The German Diaspora during World War I: Remembering Internment Camps in Britain and the Commonwealth

Lead Research Organisation: Aston University
Department Name: Sch of Languages and Social Sciences

Abstract

After a century of mass emigration, Germans had settled as sizeable minority groups in all parts of the British Empire. Following the outbreak of war in 1914, many were classified as 'enemy aliens' and faced internment, together with military Prisoners of War. An extensive network of camps was set up throughout the Empire, including, for example, Knockaloe on the Isle of Man, Stobs near Hawick in the Scottish Borders, Pietermaritzburg in South Africa, Kapuskasing in Canada, Newcastle in Australia, and Ahmednagar in India. These camps and their inmates have been all but forgotten. They play no role in national commemoration and are only patchily remembered by communities as part of their local heritage. The project aims to firmly embed commemoration of mass internment during the First World War at local, national and global levels. It will support communities in rediscovering their own tangible connection with the First World War, their archaeological heritage, and their historical connections with other communities around the world. In reaching out to European and Commonwealth partners the project works towards a globally shared - rather than nationally demarcated - history of internment.
The project has a clear strategy to reach as wide an audience as possible through innovative and creative forms of engagement which have not been applied in a British and Commonwealth context.
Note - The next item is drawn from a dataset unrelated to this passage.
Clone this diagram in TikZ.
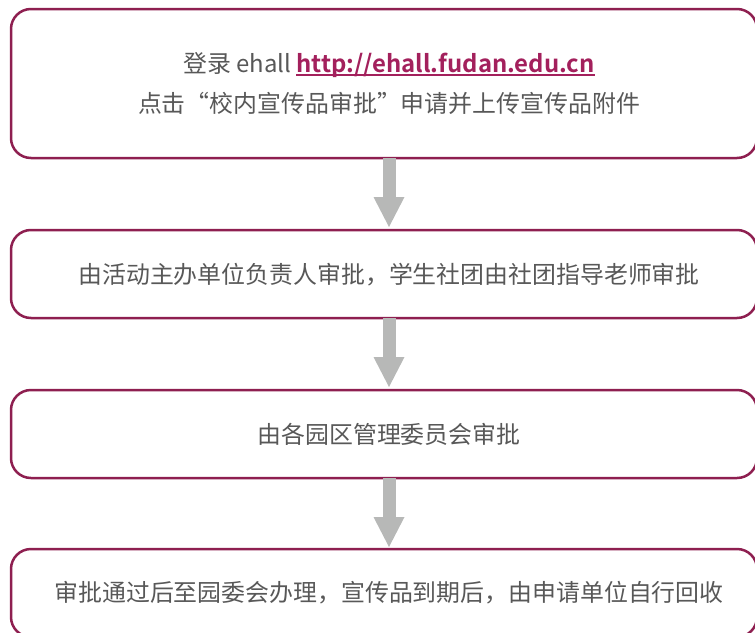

Reconstructed theatre and music perfomances will provide a glimpse of cultural life in the camps. A travelling exhibition on the Imperial camp system will provide a broader and academically sound framework for local communities in the Commonwealth. Texts produced in the camps such as letters and camp newspapers will be translated from German into English. These give vivid descriptions of camp life but, so far, have not been accessible to the very communities who hosted the camps and therefore have a vital interest. These materials will also form part of educational activities with young people, as well as imprisoned offenders. How did First World War prisoners perceive their captivity and its location? What did they long for, what depressed them, and what did they laugh about? What cultural, physical and professional activities did they pursue to avoid the depressive 'barbed wire disease'? These are some of the manifold pathways to arouse interest not just in local history, but in the global conflagration of the First World War.
In order to guarantee sustainability of outcomes, the project will be institutionally embedded into the Heritage Hub in Hawick. This is the central archives service in the Scottish Borders and will host the new Internment Information and Research Centre at Hawick (IIRCH) which will be established as part of this proposal. This will be the only centre of its kind in mainland Britain and will be open to the general public and researchers from around the world. Its international advisory board will consist of scholars and public stakeholders and is indicative of the close cooperation between academia and the general public which is fostered by the project.
Why does the project matter? Britain is currently in transition. Ethnic and religious minorities are increasingly perceived as a threat, Brexit has made the gulf between Britain and continental Europe wider, and the future legal status of many immigrant groups is unclear. Relevant policy areas are in flux, and the project presents a wider historical and geographical perspective on them. It will create an awareness that immigration and multiculturality are not just a modern day phenomenon but date back to the pre-1945 period; it will show that restrictive state responses towards a perceived 'enemy in our midst' can be out of tune with the actual threat posed; and it will create concrete links with countries in Europe and beyond to stress shared heritage and commemoration.

Planned Impact

All pathways to impact are innovative, will draw in new audiences, and will have a transformative effect on public sector institutions and existing users. This is true for local, national and international audiences. All public sector partners, in particular Heritage Hub Hawick, will be connected through expertise and institutional transformation (IIRCH) to academic and non-academic communities beyond the Borders region. Hawick Museum will heavily draw on the project outcomes for curating its exhibitions, and all interested heritage organisations in the UK will have access to the primary material and curatorial expertise accumulated at the Heritage Hub and Manx National Heritage. Archaeology Scotland will benefit from the range of experts to inform its outreach activities with young people and adults. Educational work in prisons will open up a completely new thematic area to this user group. The interdisciplinary nature of the performance strand ensures that audiences who are naturally more drawn towards music and theatre will now be drawn into a new topic area. Translations of source texts will open up a substantial body of primary information to users who are not proficient in German and are, at the moment, completely shut out of this aspect of First World War history at their doorsteps. The exhibition, website and social media will communicate public engagement activities and project findings to a national and global audience. The exhibition in particular will connect communities with similar histories around the world. It will help these communities integrate their own experience into wider contexts. Further dissemination will be through existing infrastructures, i. e., public sector organisations with broad experience in public engagement. This is crucial for outcome sustainability beyond the lifetime of the project. Audience participation will be measurable through events attendance, website clicks, social media participation, IIRCH user figures, and post-event surveys as practiced by the Heritage Hub after the pilot study weekend.